Archbishop Bernardito Auza, the Holy See’s Permanent Observer to the United Nations in New York, made the remarks on April 23 during a UN Security Council open debate on “Women, peace and security: Sexual Violence in Conflict.”
Break the silence
Denouncing the silence surrounding rape and other forms of sexual violence during conflict, the Holy See diplomat said that “impunity is often the norm and consequently victims are often afraid to speak out.” He said this “silence must be broken” and “impunity must give way to accountability, so that there can be justice and reparation.”
Women – peace and security
Archbishop Auza recalled that UN resolution 1325 of October 2000 called on all parties in armed conflict to ensure the protection of women and girls especially from sexual violence and abuse, and called for participation and full involvement of women in all efforts to maintain and promote peace and security.
The Holy See official pointed out that one way of ensuring peace and justice is to let the voices of women and girls be heard. The pain, strength and wisdom of survivors should be recognized and harnessed and they should be considered as experts in peacebuilding.

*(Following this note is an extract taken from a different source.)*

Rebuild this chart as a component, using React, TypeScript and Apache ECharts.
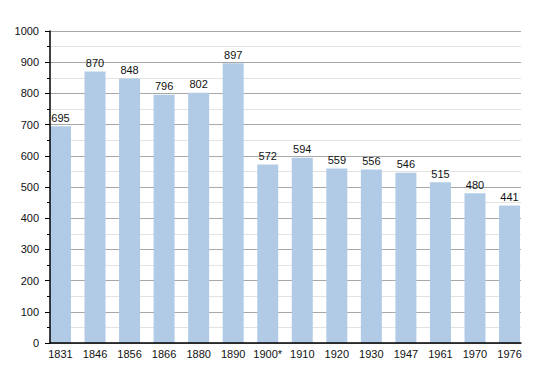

Archbishop Auza denounced crimes of sexual violence in conflict situations perpetrated by terrorist organizations, other non-State actors, criminal gangs, the armed forces and sometimes even by UN peacekeepers. In this regard, he appreciated measures to help prevent and combat sexual abuse in UN peacekeeping operations.
Right to be born and exist with dignity
The Holy See official also raised the sensitive issue of children conceived and born as a result of sexual violence in conflict. “These children,” he said, “need to be supported and loved, not shamed, stigmatized or banished – or worse still denied the most basic right to exist and be born.” The Holy See diplomat said these children need specific attention and programmes to guarantee their protection and foster healing, reconciliation and full integration.
Tuesday’s Security Council debate adopted resolution 2467 in a vote with 13 in favour to none against, with China and Russia abstaining. It was a watered-down version of the original draft in which language on providing “sexual and reproductive health care” to survivors of rape and abuse was eliminated to gain US support.